The ineqaulity $f(t,p,k)=\sqrt{a_{11}^2+a_{12}^2+a_{21}^2+a_{22}^2}\le1$ define a region $S$ in $\mathbb{R^3}$,then maybe we can parametrize it .Then find $\int_{S}\sqrt{\det{D^TD}}$ to find the volume of $\mathbb{R^3}$ in $\mathbb{R^4}$.
Am I correct?Is there a better approach?

Answer 1

Your plan is correct, but there is great danger that you will run into computational difficulties. Apart from this we have to make sure that we have an essentially one-one parametrization of $M$, or else we might obtain the double of the desired volume.

I propose to use the following parametrization of $M$: $${\bf f}:\quad (t,u,v)\mapsto\quad t\ \left[\matrix{\cos u\cr\sin u}\right]\bigl[\matrix{\cos v&\sin v\cr}\bigr]\ ,$$ with parameter domain $[0,1]\times[0,2\pi]\times[0,2\pi]$. This leads to the matrix elements $$a_{11}=t\cos u\cos v,\quad a_{12}=t\cos u\sin v,\quad a_{21}=t\sin u\cos v,\quad a_{22}=t\sin u\sin v\ ,$$ hence $a_{11}^2+a_{12}^2+a_{21}^2+a_{22}^2=t^2$. It is easy to check that ${\bf f}(t,u,v)={\bf f}(t',u',v')\>$ iff $\>t=t'$ and $(u,v)=(u',v')$, or $t=t'$ and $(u,v)=(u'\pm\pi,v'\pm\pi)$. This means that ${\bf f}$ produces a double covering of $M$.

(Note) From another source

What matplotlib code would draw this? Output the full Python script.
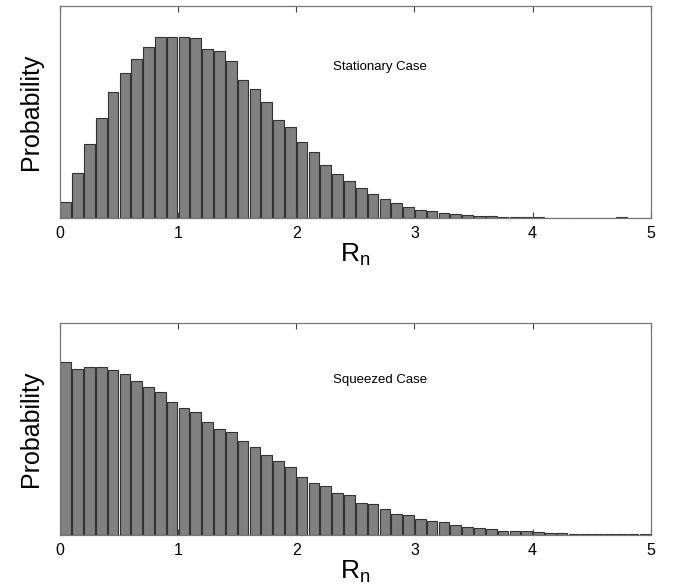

We need the matrix $$D:=\bigl[d{\bf f}(t,u,v)\bigr]=\left[\matrix{ {\partial a_{11}\over\partial t}& {\partial a_{11}\over\partial u}& {\partial a_{11}\over\partial v}\cr {\partial a_{12}\over\partial t}& {\partial a_{12}\over\partial u}& {\partial a_{12}\over\partial v}\cr {\partial a_{21}\over\partial t}& {\partial a_{21}\over\partial u}& {\partial a_{21}\over\partial v}\cr {\partial a_{22}\over\partial t}& {\partial a_{22}\over\partial u}& {\partial a_{22}\over\partial v}\cr}\right]=\ldots\quad.$$

The Gramian simplifies considerably: One computes $$D^\top D= \left[\matrix{1&0&0\cr 0&t^2&0\cr0&0&t^2\cr}\right]\ ,$$ so that $\sqrt{{\rm det}\bigl(D^\top D\bigr)}=t^2$. In this way we obtain $${\rm vol}(M)={1\over2}\int_{[0,1]\times[0,2\pi]\times[0,2\pi]}t^2\>{\rm d}(t,u,v)={2\pi^2\over3}\ .$$